Key additions: SP Roy Halladay; 3B Placido Polanco; RP Danys Baez
Key losses: SP Cliff Lee; SP Brett Myers; 3B Pedro Feliz
It’s not as if the two-time defending pennant winners needed to do a lot of tinkering. But Philly made arguably the winter’s biggest move, acquiring Blue Jay ace Roy Halladay in a three-way deal. The Phils also bid adieu to 3B Pedro Feliz and welcomed Placido Polanco back to the fold, a high contact / high average player who will slot nicely hitting in front of Chase Utley, Ryan Howard, and Jayson Werth. While this squad remains the class of the NL, there are some question marks. The loss of Lee and Myers puts pressure on J.A. Happ to reproduce his stellar ’09 campaign. One pitcher that DOESN’T want to repeat ’09 is Brad Lidge, the-flawless-stopper-of-2008-turned-beleaguered-BP-pitcher in 2009. And who is the #5 starter? Kyle Kendrick? Jamie Moyer? Nevertheless, the Phils have to be considered the favorites in this division and the entire National League entering the season.
Key additions: 1B Troy Glaus; CF Melky Cabrera; RP Billy Wagner
Key losses: RP Mike Gonzalez; RP Rafael Soriano; SP Javier Vazquez; 2B Kelly Johnson
I really don’t get their offseason.
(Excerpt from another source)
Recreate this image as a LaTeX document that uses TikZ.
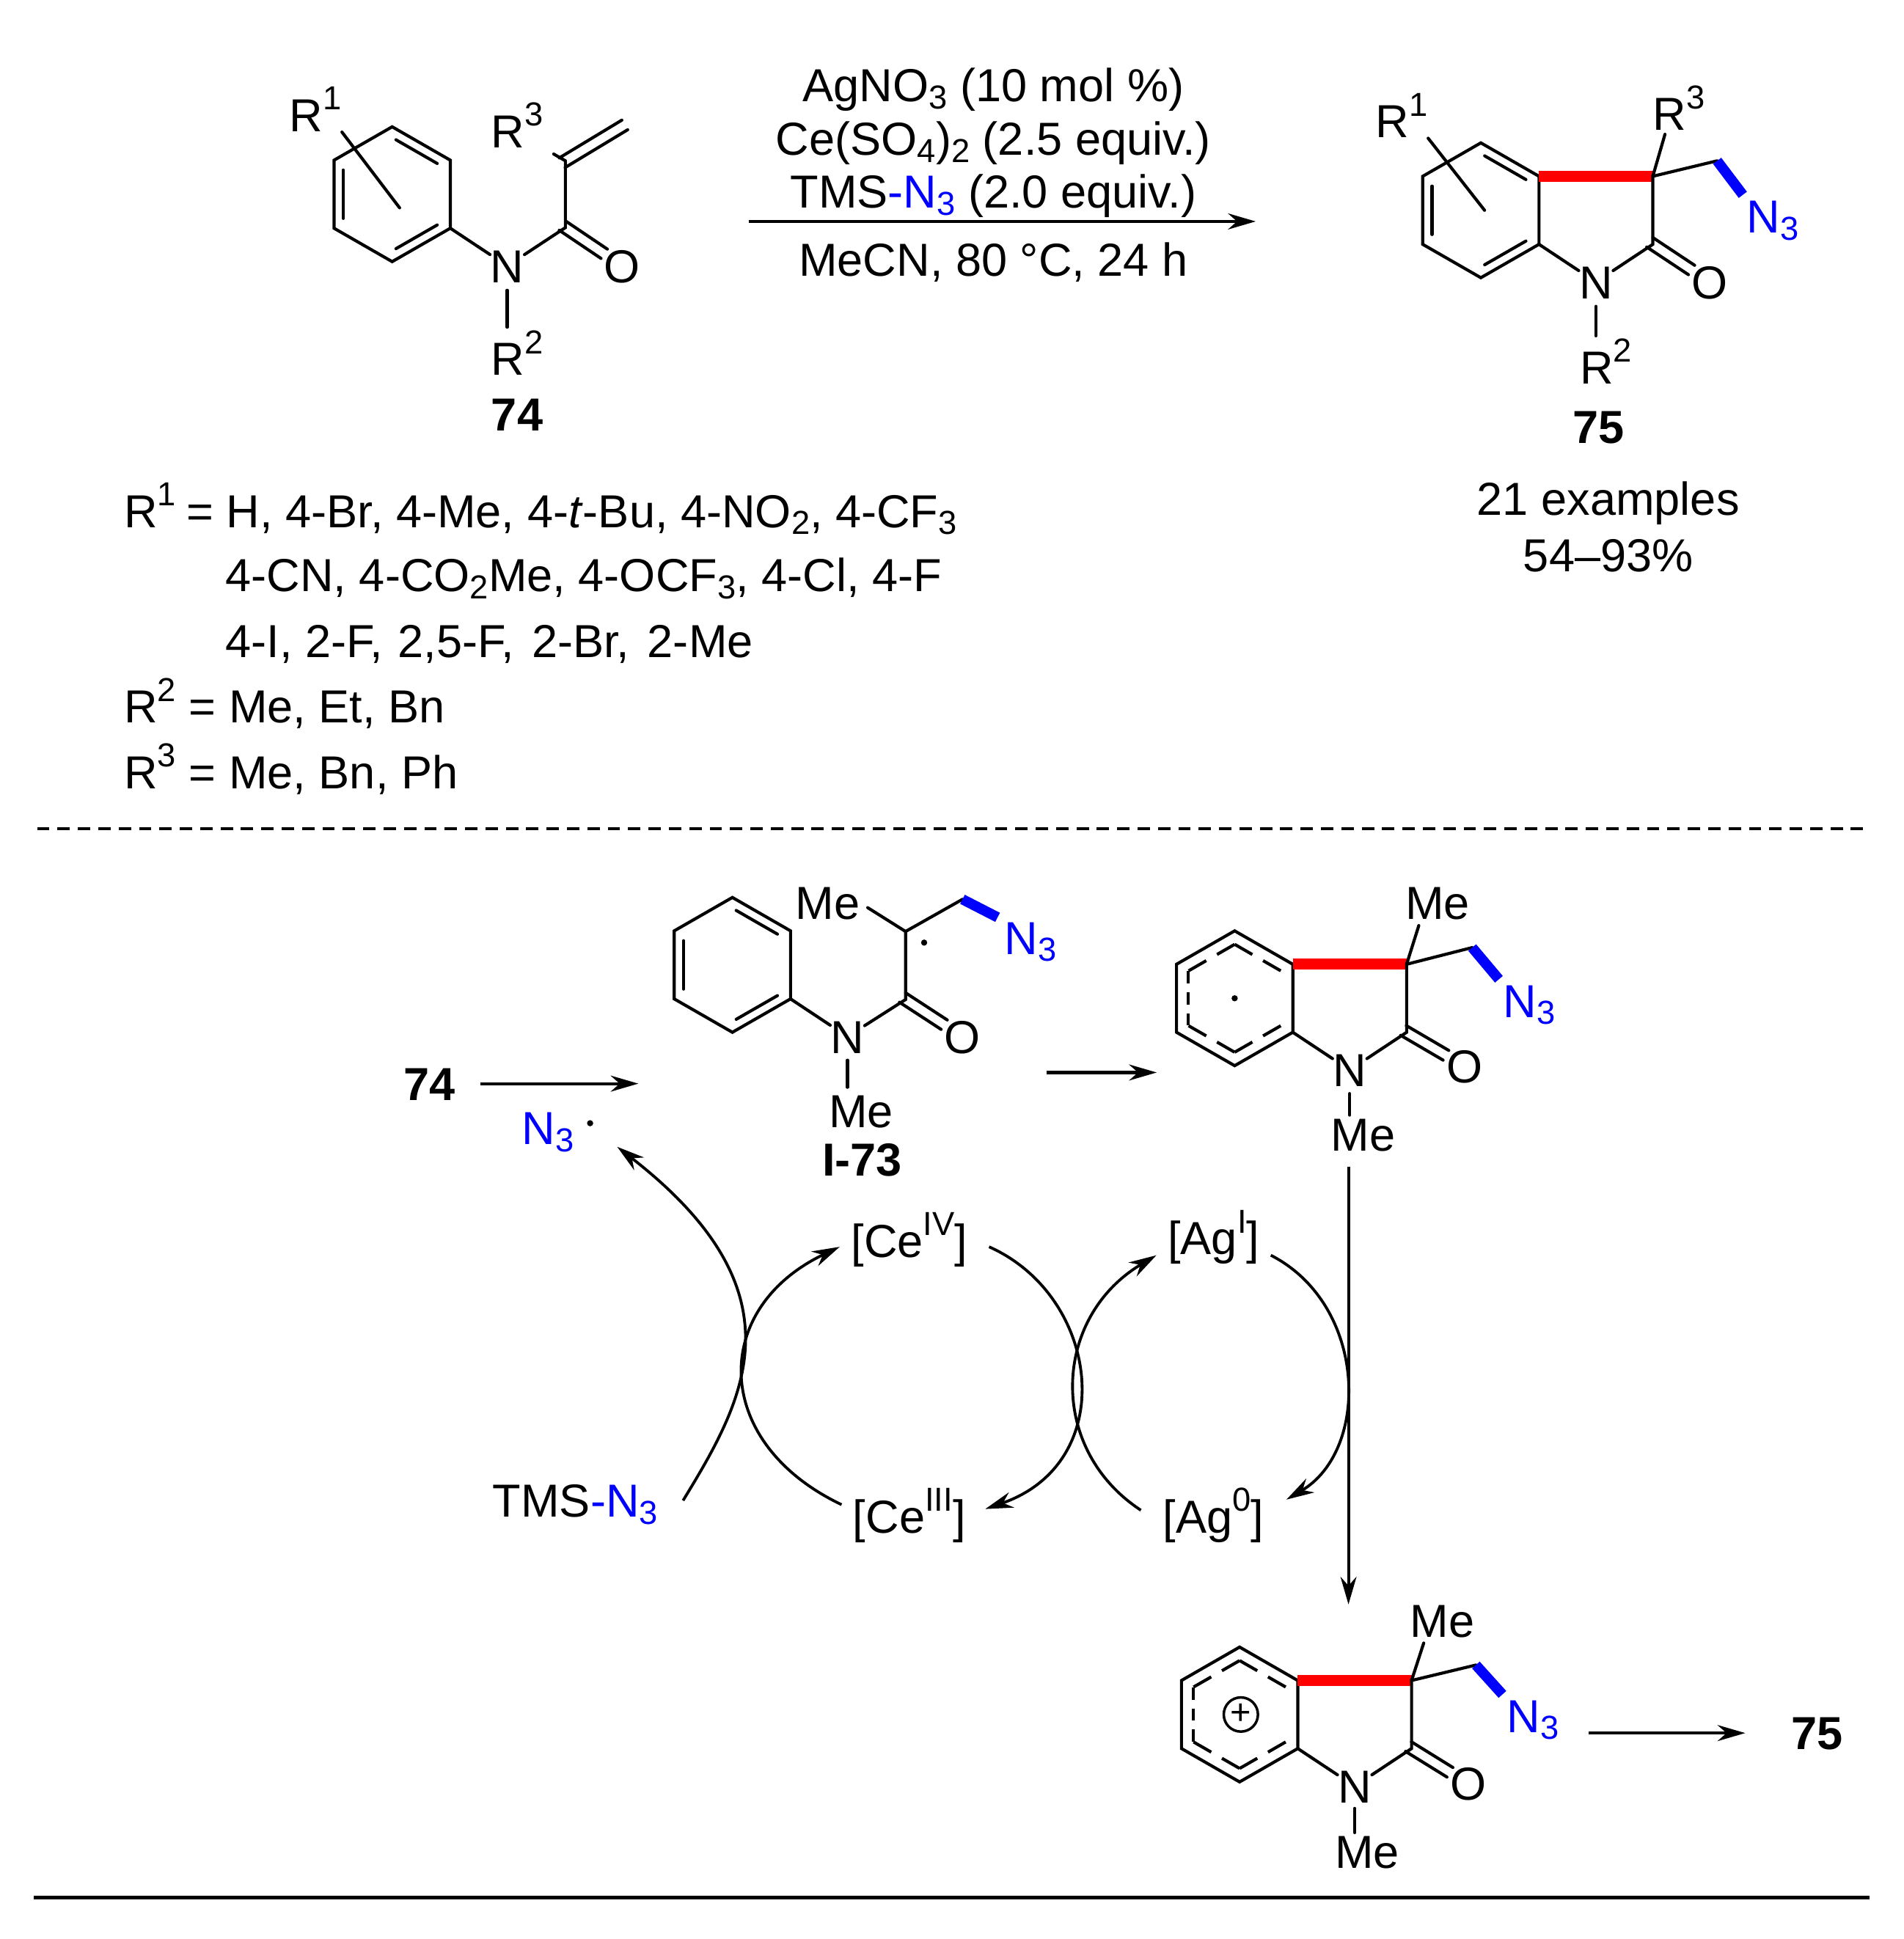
\documentclass[tikz,border=0pt]{standalone}
\usepackage{fontspec}
\setmainfont{Liberation Sans}
\usetikzlibrary{arrows.meta,calc}

\newcommand{\chemup}[1]{\raisebox{8.5pt}{\fontsize{13}{13}\selectfont #1}}
\newcommand{\chemdn}[1]{\raisebox{-2.8pt}{\fontsize{13}{13}\selectfont #1}}
\newcommand{\azide}{{\color{blue}N\chemdn{3}}}

% ring corners: name, centre x, centre y
\newcommand{\hexring}[3]{
    \coordinate (#1c) at (#2,#3);
    \coordinate (#1t) at (#2,#3-54.5);
    \coordinate (#1ur) at (#2+47,#3-27.5);
    \coordinate (#1lr) at (#2+47,#3+27.5);
    \coordinate (#1b) at (#2,#3+54.5);
    \coordinate (#1ll) at (#2-47,#3+27.5);
    \coordinate (#1ul) at (#2-47,#3-27.5);
    \draw[bond,line join=miter] (#1t) -- (#1ur) -- (#1lr) -- (#1b) -- (#1ll) -- (#1ul) -- cycle;
}
% inner line of a ring double bond
\newcommand{\inbond}[3]{
    \draw[bond,shorten <=0.06cm,shorten >=0.06cm] ($(#1c)!0.84!(#1#2)$) -- ($(#1c)!0.84!(#1#3)$);
}
\newcommand{\kekule}[1]{
    \inbond{#1}{t}{ur}
    \inbond{#1}{lr}{b}
    \inbond{#1}{ll}{ul}
}
% dashed inner ring of the radical and the cation
\newcommand{\dashring}[1]{
    \draw[dashdiag] ($(#1c)!0.8!(#1t)$) -- ($(#1c)!0.8!(#1ur)$);
    \draw[dashdiag] ($(#1c)!0.8!(#1t)$) -- ($(#1c)!0.8!(#1ul)$);
    \draw[dashvert] ($(#1c)!0.8!(#1ul)$) -- ($(#1c)!0.8!(#1ll)$);
    \draw[dashdiag] ($(#1c)!0.8!(#1b)$) -- ($(#1c)!0.8!(#1ll)$);
    \draw[dashdiag] ($(#1c)!0.8!(#1b)$) -- ($(#1c)!0.8!(#1lr)$);
}
% two lines side by side
\newcommand{\dblbond}[3][0cm]{
    \draw[bond,shorten <=-0.05cm,shorten >=#1] ($(#2)!2.2pt!90:(#3)$) -- ($(#3)!2.2pt!-90:(#2)$);
    \draw[bond,shorten <=-0.05cm,shorten >=#1] ($(#2)!2.2pt!-90:(#3)$) -- ($(#3)!2.2pt!90:(#2)$);
}

\tikzset{
    bond/.style={line width=1.2pt,line cap=round},
    dashdiag/.style={line width=1.2pt,dash pattern=on 0.28cm off 0.17cm},
    dashvert/.style={line width=1.2pt,dash pattern=on 0.17cm off 0.12cm},
    redbond/.style={line width=4.3pt,red},
    bluebond/.style={line width=4pt,blue},
    atom/.style={inner sep=0pt,text height=12.9pt,text depth=0pt},
    metal/.style={atom,inner xsep=0.15cm},
    radical/.style={circle,fill,inner sep=0pt,minimum size=0.085cm},
    rxn/.style={->,line width=1.2pt},
    curve/.style={->,line width=1.1pt},
}

\begin{document}
\begin{tikzpicture}[x=0.017cm,y=-0.017cm,
                    >={Stealth[length=0.38cm,width=0.22cm]},
                    every node/.style={font=\fontsize{18.1}{20}\selectfont}]
    \useasboundingbox (0,0) rectangle (1539,1567.5);

    % substrate
    \hexring{a}{317}{157}
    \kekule{a}
    \node[atom] (an) at (410,215) {N};
    \node[atom] (ao) at (503,215) {O};
    \node[atom] (ar1) at (255,93) {R\chemup{1}};
    \node[atom] (ar2) at (418,290) {R\chemup{2}};
    \node[atom] (ar3) at (418,106) {R\chemup{3}};
    \node[atom] (alabel) at (418,335) {\textbf{74}};
    \coordinate (acc) at (457,184);
    \coordinate (acv) at (457,130);
    \coordinate (ach) at (505,101);
    \coordinate (ar1end) at (323,168);
    \draw[bond] (alr) -- (an);
    \draw[bond] (an) -- (acc) -- (acv);
    \dblbond[0.3cm]{acc}{ao}
    \dblbond{acv}{ach}
    \draw[bond,shorten >=0.16cm] (acv) -- (ar3.south east);
    \draw[bond] (ar1.south east) -- (ar1end);
    \draw[bond,shorten <=0.1cm,shorten >=0.2cm] (an.south) -- (an.south |- ar2.north);

    % conditions
    \node[atom] (cond1) at (803,69) {AgNO\chemdn{3} (10 mol \%)};
    \node[atom] (cond2) at (803,112) {Ce(SO\chemdn{4})\chemdn{2} (2.5 equiv.)};
    \node[atom] (cond3) at (803,155) {TMS{\color{blue}-}\azide{} (2.0 equiv.)};
    \node[atom] (cond4) at (803,210) {MeCN, 80 °C, 24 h};
    \coordinate (arrowa) at (605,179);
    \coordinate (arrowb) at (1015,179);
    \draw[rxn] (arrowa) -- (arrowb);

    % product
    \hexring{b}{1197}{170}
    \kekule{b}
    \coordinate (bc3) at (1336,142.5);
    \coordinate (bc2) at (1336,197.5);
    \coordinate (bch) at (1388,130);
    \coordinate (br1end) at (1200,170);
    \node[atom] (bn) at (1290,228) {N};
    \node[atom] (bo) at (1382,228) {O};
    \node[atom] (br1) at (1133,98) {R\chemup{1}};
    \node[atom] (br2) at (1298,297) {R\chemup{2}};
    \node[atom] (br3) at (1357,92) {R\chemup{3}};
    \node[atom] (bn3) at (1433,175) {\azide};
    \node[atom] (blabel) at (1292,345) {\textbf{75}};
    \draw[redbond] (bur) -- (bc3);
    \draw[bond] (blr) -- (bn);
    \draw[bond] (bn) -- (bc2) -- (bc3) -- (bch);
    \dblbond[0.3cm]{bc2}{bo}
    \draw[bond,shorten >=0.05cm] (bc3) -- (br3.233);
    \draw[bluebond,shorten >=0.08cm] (bch) -- (bn3.north west);
    \draw[bond] (br1.south east) -- (br1end);
    \draw[bond,shorten <=0.1cm,shorten >=0.2cm] (bn.south) -- (bn.south |- br2.north);
    \node[atom] (yield1) at (1300,403) {21 examples};
    \node[atom] (yield2) at (1300,449) {54–93\%};

    % substituents
    \node[atom,anchor=west] (sub1) at (100,413) {R\chemup{1}\hspace{-1pt} = H, 4-Br, 4-Me, 4-\textit{t}-Bu, 4-NO\chemdn{2}, 4-CF\chemdn{3}};
    \node[atom,anchor=west] (sub2) at (182,465) {4-CN, 4-CO\chemdn{2}Me, 4-OCF\chemdn{3}, 4-Cl, 4-F};
    \node[atom,anchor=west] (sub3) at (182,518) {4-I, 2-F,\hspace{1pt} 2,5-F,\hspace{2pt} 2-Br,\hspace{2pt} 2-Me};
    \node[atom,anchor=west] (sub4) at (100,571) {R\chemup{2} = Me, Et, Bn};
    \node[atom,anchor=west] (sub5) at (100,624) {R\chemup{3} = Me, Bn, Ph};

    \coordinate (rulea) at (30,670);
    \coordinate (ruleb) at (1511,670);
    \draw[line width=1.1pt,dash pattern=on 0.17cm off 0.11cm] (rulea) -- (ruleb);
    \coordinate (rulec) at (27,1534);
    \coordinate (ruled) at (1511,1534);
    \draw[line width=1.3pt] (rulec) -- (ruled);

    % radical I-73
    \hexring{c}{592}{780}
    \kekule{c}
    \coordinate (ccc) at (732,808);
    \coordinate (ccv) at (732,753);
    \coordinate (cch) at (778,727);
    \node[atom] (cn) at (685,838) {N};
    \node[atom] (co) at (778,838) {O};
    \node[atom] (cme1) at (669,730) {Me};
    \node[atom] (cme2) at (696,898) {Me};
    \node[atom] (cn3) at (833,758) {\azide};
    \node[atom] (clabel) at (697,937) {\textbf{I-73}};
    \node[radical] (cdot) at (747,762) {};
    \draw[bond] (clr) -- (cn);
    \draw[bond] (cn) -- (ccc) -- (ccv) -- (cch);
    \draw[bond,shorten >=0.12cm] (ccv) -- (cme1.east);
    \dblbond[0.3cm]{ccc}{co}
    \draw[bluebond,shorten >=0.1cm] (cch) -- (cn3.north west);
    \draw[bond,shorten <=0.09cm,shorten >=0.09cm] (cn.south) -- (cn.south |- cme2.north);

    % cyclised radical
    \hexring{d}{998}{807}
    \dashring{d}
    \coordinate (dc3) at (1137,779.5);
    \coordinate (dc2) at (1137,834.5);
    \coordinate (dch) at (1190,766);
    \node[atom] (dn) at (1091,865) {N};
    \node[atom] (do) at (1184,862) {O};
    \node[atom] (dme1) at (1162,730) {Me};
    \node[atom] (dme2) at (1102,917) {Me};
    \node[atom] (dn3) at (1236,809) {\azide};
    \node[radical] (ddot) at (998,807) {};
    \draw[redbond] (dur) -- (dc3);
    \draw[bond] (dlr) -- (dn);
    \draw[bond] (dn) -- (dc2) -- (dc3) -- (dch);
    \dblbond[0.3cm]{dc2}{do}
    \draw[bond,shorten >=0.08cm] (dc3) -- (dme1.225);
    \draw[bluebond,shorten >=0.08cm] (dch) -- (dn3.north west);
    \draw[bond,shorten <=0.09cm,shorten >=0.03cm] (dn.south) -- (dn.south |- dme2.north);

    % cation
    \hexring{e}{1002}{1386}
    \dashring{e}
    \coordinate (ec3) at (1141,1358.5);
    \coordinate (ec2) at (1141,1413.5);
    \coordinate (ech) at (1193,1346);
    \node[atom] (en) at (1095,1444) {N};
    \node[atom] (eo) at (1187,1442) {O};
    \node[atom] (eme1) at (1166,1310) {Me};
    \node[atom] (eme2) at (1105,1497) {Me};
    \node[atom] (en3) at (1239,1387) {\azide};
    \node[circle,draw,line width=1pt,inner sep=0pt,minimum size=0.47cm,font=\fontsize{14}{14}\selectfont] (eplus) at (1003,1386) {+};
    \draw[redbond] (eur) -- (ec3);
    \draw[bond] (elr) -- (en);
    \draw[bond] (en) -- (ec2) -- (ec3) -- (ech);
    \dblbond[0.3cm]{ec2}{eo}
    \draw[bond,shorten >=0.08cm] (ec3) -- (eme1.225);
    \draw[bluebond,shorten >=0.08cm] (ech) -- (en3.north west);
    \draw[bond,shorten <=0.07cm,shorten >=0.03cm] (en.south) -- (en.south |- eme2.north);

    % mechanism
    \node[atom] (start) at (347,876) {\textbf{74}};
    \node[atom] (azrad) at (443,912) {\azide};
    \node[radical] (azdot) at (477,908) {};
    \node[atom] (end) at (1469,1401) {\textbf{75}};
    \node[atom,inner xsep=0.34cm] (tms) at (465,1213) {TMS{\color{blue}-}\azide};
    \node[metal] (ceiv) at (735,1003) {[Ce\chemup{IV}]};
    \node[metal] (ceiii) at (735,1226) {[Ce\chemup{III}]};
    \node[metal] (agi) at (981,1001) {[Ag\chemup{I}]};
    \node[metal,inner xsep=0.3cm] (ag0) at (981,1226) {[Ag\chemup{0}]};

    \coordinate (intoc) at (516,876);
    \draw[rxn,shorten <=0.34cm] (start) -- (intoc);
    \coordinate (cout) at (846,867);
    \coordinate (din) at (935,867);
    \draw[rxn] (cout) -- (din);
    \coordinate (eout) at (1284,1401);
    \draw[rxn,shorten >=0.63cm] (eout) -- (end.west);
    \coordinate (dout) at (1090,943);
    \coordinate (ein) at (1090,1297);
    \draw[curve] (dout) -- (ein);

    \draw[curve] (tms.east) .. controls +(50,-82) and +(152,118) .. ([xshift=0.95cm,yshift=-0.49cm]azrad.north);
    \draw[curve] (ceiii.170) .. controls +(-105,-50) and +(-105,50) .. (ceiv.185);
    \draw[curve,shorten >=0.12cm] ([xshift=0.14cm]ceiv.-5) .. controls +(90,40) and +(116,-40) .. (ceiii.4);
    \draw[curve] (ag0.175) .. controls +(-76,-50) and +(-84,50) .. (agi.south west);
    \draw[curve] (agi.south east) .. controls +(78,40) and +(68,-40) .. (ag0.north east);
\end{tikzpicture}
\end{document}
They came out of the chute fast, doling out a $7 million dollar deal to Wagner, a once dominant closer who is now 38 years old and only pitched 15.2 innings last year. Gonzalez and Soriano made a lights out duo at the back end of the ‘pen last year; when Wagner lands on the DL in mid-May, Braves brass will be kicking themselves for letting them go. If that weren’t bad enough, Javier Vazquez — he of the 2.87 ERA and the 238 strikeouts — was shipped out for a banjo-hitting CF. The move supposedly freed up more cash for the club, which Frank Wren then used to acquire Glaus, a former slugger who logged all of 32 plate appearances in 2009. If the goal is to reassemble the 2003 All-Star team, you’re well on your way, Frank. This spring, all eyes are on super prospect Craig Heyward, a five tool stud who should be a fixture in RF for the next decade. I’m not sure the Braves will be healthy enough to contend with Philly all season, but I hope Bobby Cox can field a contender in his final hurrah.
New York Mets
Key additions: LF Jason Bay; C Rod Barajas
Key losses: RP J.J. Putz
Where do you start with this mess? The move to Citi Field and injuries to Carlos Beltran, Jose Reyes, and Carlos Delgado led to an offensive nosedive; only five MLB clubs scored fewer runs than the Mets and no team hit fewer home runs. The pitching was awful, too — every Met starter saw their ERA rise over their 2008 performance, but none was more pronounced than Oliver Perez, whose ERA of 6.82 was a full 2.5 runs more than the previous season. The addition of Bay should help the offense a little, but this pitching staff is still a mess. On the bright side, the Mets have to be healthier this year than they were in ’09. Right?
Key additions: None
Key losses: 1B Nick Johnson; RP Matt Lindstrom; OF Jeremy Hermida
Did you remember that this young team finished 2nd in the NL East last year? Did you know they were sixth in the league with 87 wins last season? The Marlins had a quiet winter with no major additions coming in from outside. But here are the reasons I think this team could contend for the NL Wild Card: 1. Hanley Ramirez. The guy is a singular talent and he’s entering his prime. 2. Josh Johnson & Ricky Nolasco. With this one-two punch, the Marlins can compete with any pitching tandem in the league. Seriously. 3. CF Cameron Maybin. Maybin emerged in the second half with improved plate discipline and a .293/ .353 / .500 line over his final 28 games with the parent club. If he can come close to producing those kinds of numbers over a full season, this offense will thrive.
Key additions: RP Matt Capps; SP Jason Marquis; C Ivan Rodriguez
Key losses: OF Austin Kearns; C Josh Bard
First, the good news: Stephen Strasburg is going to be a good one. And the offense — with Zimmerman, Dunn, and Willingham in the heart of the order — shouldn’t be terrible. Now the bad news: the growing pains are going to continue this season in the nation’s capital. The rotation — John Lannan, Jason Marquis, Scott Olsen, Ross Detwiler, Craig Stammen — could be the worst in the league. And the bullpen, outside of Pirates castoff Matt Capps, is equally nondescript. But all anyone will really be interested in D.C. this year is the arrival of Strasburg. I imagine he’ll get the call sometime mid-summer, just in time to sell some tickets in what promises to be an otherwise lackluster season for the Nats.